---- Provided data

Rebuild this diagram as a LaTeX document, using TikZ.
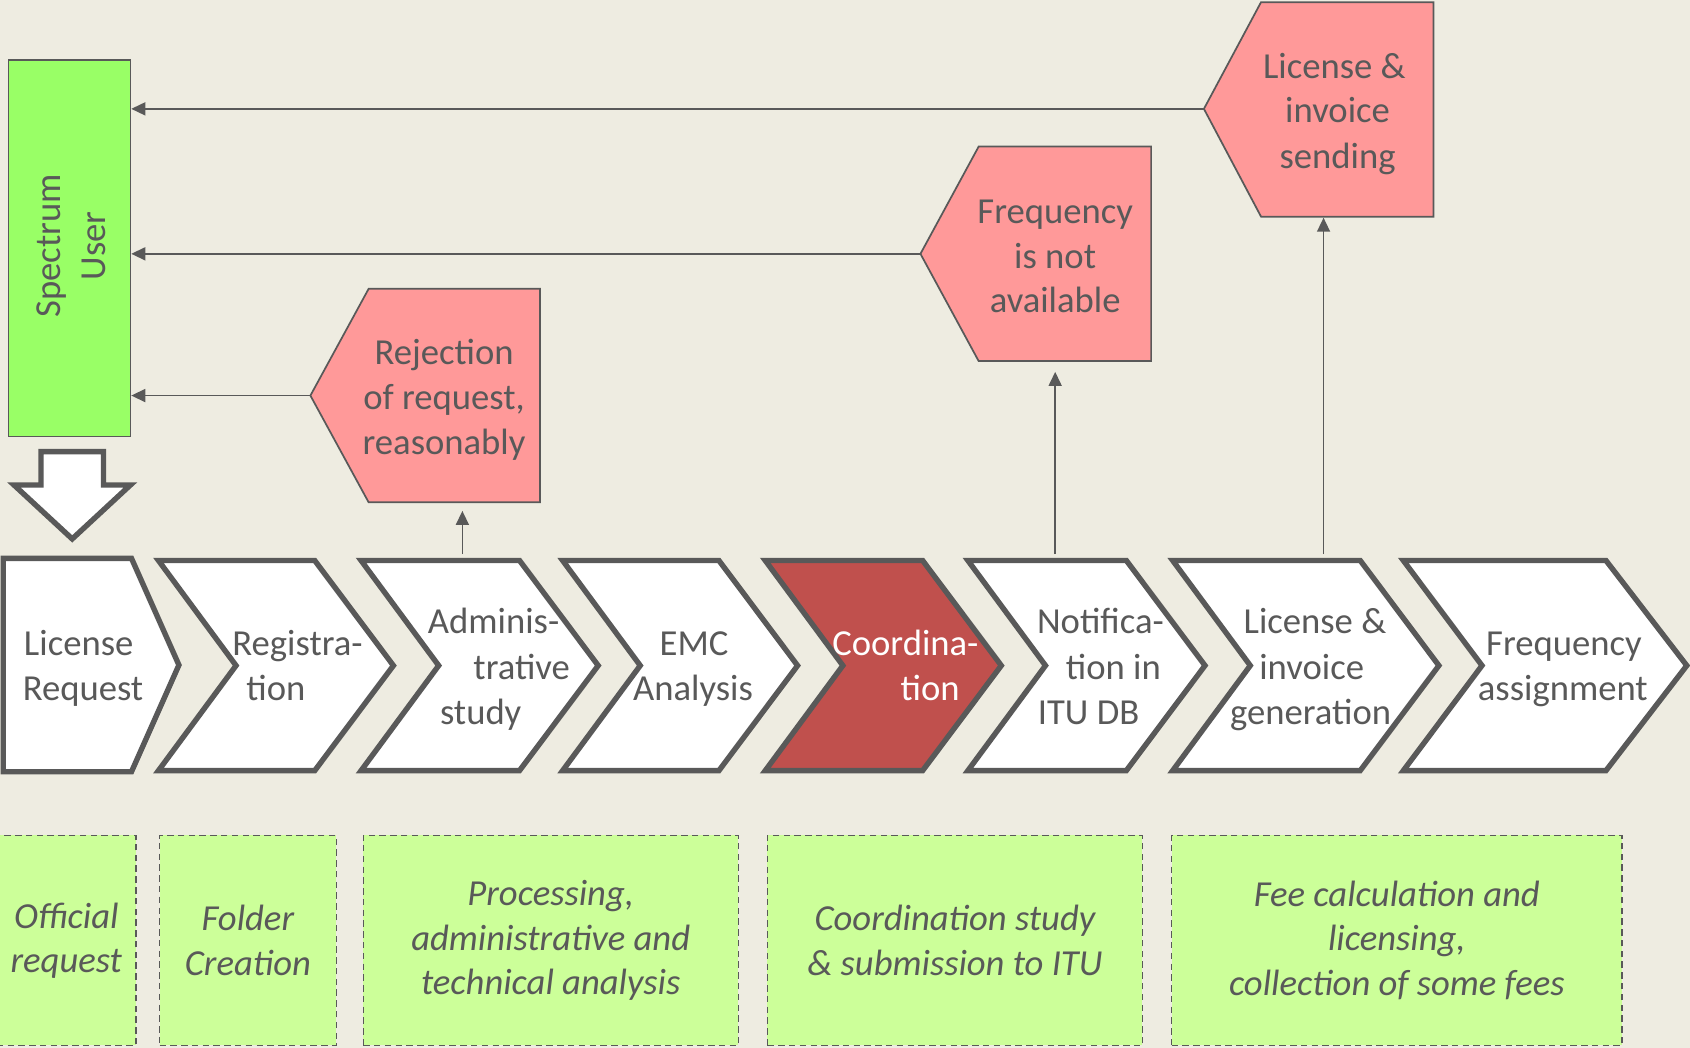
\documentclass[tikz,border=0pt]{standalone}
\usepackage{fontspec}
\setmainfont{Carlito}
\usetikzlibrary{arrows.meta}
\definecolor{bgc}{HTML}{EEECE1}
\definecolor{gr}{HTML}{595959}
\definecolor{pinkf}{HTML}{FF9999}
\definecolor{userg}{HTML}{99FF66}
\definecolor{lgreen}{HTML}{CCFF99}
\definecolor{coordc}{HTML}{C0504D}
\begin{document}
\begin{tikzpicture}[x=1pt,y=-1pt,
  chevbox/.style={draw=gr, line width=5pt, fill=white, line join=miter, miter limit=10},
  pinkbox/.style={draw=gr, line width=1.6pt, fill=pinkf, line join=miter},
  arr/.style={draw=gr, line width=1.6pt, -{Triangle[length=13pt,width=12pt]}},
  lbl/.style={font=\fontsize{34}{42}\selectfont, text=gr, inner sep=0pt, anchor=base},
  dbox/.style={draw=gr, dash pattern=on 6pt off 4pt, line width=1.3pt, fill=lgreen,
    font=\fontsize{34}{41}\selectfont\itshape, text=gr, align=center, inner sep=0pt,
    minimum height=195pt},
]
\fill[bgc] (0,0) rectangle (1568,972);
\useasboundingbox (0,0) rectangle (1568,972);

% Spectrum user
\node[draw=gr, line width=1.6pt, fill=userg, minimum width=113pt, minimum height=349pt, inner sep=0pt] (user) at (64.5,230.5) {};
\node[rotate=90, align=center, font=\fontsize{34}{42}\selectfont, text=gr, inner sep=0pt] (usertext) at (66,228) {Spectrum\\User};

% block arrow down
\draw[chevbox] (38,419) -- (96,419) -- (96,450) -- (121,450) -- (67,500) -- (13,450) -- (38,450) -- cycle;

% chevrons
\draw[chevbox] (3,518) -- (122,518) -- (166,617) -- (122,716) -- (3,716) -- cycle;
\draw[chevbox] (147,520) -- ++(145,0) -- ++(73,97.5) -- ++(-73,97.5) -- ++(-145,0) -- ++(72,-97.5) -- cycle;
\draw[chevbox] (335,520) -- ++(147,0) -- ++(73,97.5) -- ++(-73,97.5) -- ++(-147,0) -- ++(72,-97.5) -- cycle;
\draw[chevbox] (522,520) -- ++(145,0) -- ++(73,97.5) -- ++(-73,97.5) -- ++(-145,0) -- ++(72,-97.5) -- cycle;
\draw[chevbox, fill=coordc] (710,520) -- ++(146,0) -- ++(73,97.5) -- ++(-73,97.5) -- ++(-146,0) -- ++(72,-97.5) -- cycle;
\draw[chevbox] (898,520) -- ++(147,0) -- ++(73,97.5) -- ++(-73,97.5) -- ++(-147,0) -- ++(72,-97.5) -- cycle;
\draw[chevbox] (1088,520) -- ++(174,0) -- ++(73,97.5) -- ++(-73,97.5) -- ++(-174,0) -- ++(72,-97.5) -- cycle;
\draw[chevbox] (1302,520) -- ++(188,0) -- ++(75,97.5) -- ++(-75,97.5) -- ++(-188,0) -- ++(73,-97.5) -- cycle;

% chevron texts
\node[lbl] (c1a) at (73,608) {License};
\node[lbl] (c1b) at (77,650) {Request};
\node[lbl] (c2a) at (276,608) {Registra-};
\node[lbl] (c2b) at (256,650) {tion};
\node[lbl] (c3a) at (458,588) {Adminis-};
\node[lbl] (c3b) at (484,630) {trative};
\node[lbl] (c3c) at (446,672) {study};
\node[lbl] (c4a) at (644,608) {EMC};
\node[lbl] (c4b) at (643,650) {Analysis};
\node[lbl, text=white] (c5a) at (840,608) {Coordina-};
\node[lbl, text=white] (c5b) at (863,650) {tion};
\node[lbl] (c6a) at (1021,588) {Notifica-};
\node[lbl] (c6b) at (1033,630) {tion in};
\node[lbl] (c6c) at (1010,672) {ITU DB};
\node[lbl] (c7a) at (1220,588) {License \&};
\node[lbl] (c7b) at (1217,630) {invoice};
\node[lbl] (c7c) at (1216,672) {generation};
\node[lbl] (c8a) at (1451,608) {Frequency};
\node[lbl] (c8b) at (1450,650) {assignment};

% pink shapes
\draw[pinkbox] (288,367) coordinate (rejtip) -- (342,268) -- (501,268) -- (501,466) -- (342,466) -- cycle;
\draw[pinkbox] (854,235.5) coordinate (freqtip) -- (908,136) -- (1068,136) -- (1068,335) -- (908,335) -- cycle;
\draw[pinkbox] (1117,101) coordinate (sendtip) -- (1170,2) -- (1330,2) -- (1330,201) -- (1170,201) -- cycle;
\node[lbl] (r1) at (412,338) {Rejection};
\node[lbl] (r2) at (412,380) {of request,};
\node[lbl] (r3) at (412,422) {reasonably};
\node[lbl] (f1) at (979,207) {Frequency};
\node[lbl] (f2) at (979,249) {is not};
\node[lbl] (f3) at (979,290) {available};
\node[lbl] (s1) at (1238,73) {License \&};
\node[lbl] (s2) at (1241,114) {invoice};
\node[lbl] (s3) at (1241,156) {sending};

% connector end points
\coordinate (admtop) at (429,514);
\coordinate (rejbase) at (429,474);
\coordinate (nottop) at (979,514);
\coordinate (freqbase) at (979,345);
\coordinate (gentop) at (1228,514);
\coordinate (sendbase) at (1228,202);

% connectors
\draw[arr] (sendtip) -- (sendtip -| user.east);
\draw[arr] (freqtip) -- (freqtip -| user.east);
\draw[arr] (rejtip) -- (rejtip -| user.east);
\draw[arr] (admtop) -- (rejbase);
\draw[arr] (nottop) -- (freqbase);
\draw[arr] (gentop) -- (sendbase);

% dashed boxes
\node[dbox, minimum width=129pt] (d1) at (61.5,872.5) {Official\\request};
\node[dbox, minimum width=164pt] (d2) at (230,872.5) {Folder\\Creation};
\node[dbox, minimum width=348pt] (d3) at (511,872.5) {Processing,\\administrative and\\technical analysis};
\node[dbox, minimum width=348pt] (d4) at (886,872.5) {Coordination study\\\&~submission to ITU};
\node[dbox, minimum width=418pt] (d5) at (1296,872.5) {Fee calculation and\\licensing,\\collection of some fees};
\end{tikzpicture}
\end{document}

--------

Task to complete: Please quote the lines of the material, beginning with the first and ending with the one that contains "(38,450) -- cycle;", exactly as written and without any pictures.

Task solution:
Rebuild this diagram as a LaTeX document, using TikZ.
\documentclass[tikz,border=0pt]{standalone}
\usepackage{fontspec}
\setmainfont{Carlito}
\usetikzlibrary{arrows.meta}
\definecolor{bgc}{HTML}{EEECE1}
\definecolor{gr}{HTML}{595959}
\definecolor{pinkf}{HTML}{FF9999}
\definecolor{userg}{HTML}{99FF66}
\definecolor{lgreen}{HTML}{CCFF99}
\definecolor{coordc}{HTML}{C0504D}
\begin{document}
\begin{tikzpicture}[x=1pt,y=-1pt,
  chevbox/.style={draw=gr, line width=5pt, fill=white, line join=miter, miter limit=10},
  pinkbox/.style={draw=gr, line width=1.6pt, fill=pinkf, line join=miter},
  arr/.style={draw=gr, line width=1.6pt, -{Triangle[length=13pt,width=12pt]}},
  lbl/.style={font=\fontsize{34}{42}\selectfont, text=gr, inner sep=0pt, anchor=base},
  dbox/.style={draw=gr, dash pattern=on 6pt off 4pt, line width=1.3pt, fill=lgreen,
    font=\fontsize{34}{41}\selectfont\itshape, text=gr, align=center, inner sep=0pt,
    minimum height=195pt},
]
\fill[bgc] (0,0) rectangle (1568,972);
\useasboundingbox (0,0) rectangle (1568,972);

% Spectrum user
\node[draw=gr, line width=1.6pt, fill=userg, minimum width=113pt, minimum height=349pt, inner sep=0pt] (user) at (64.5,230.5) {};
\node[rotate=90, align=center, font=\fontsize{34}{42}\selectfont, text=gr, inner sep=0pt] (usertext) at (66,228) {Spectrum\\User};

% block arrow down
\draw[chevbox] (38,419) -- (96,419) -- (96,450) -- (121,450) -- (67,500) -- (13,450) -- (38,450) -- cycle;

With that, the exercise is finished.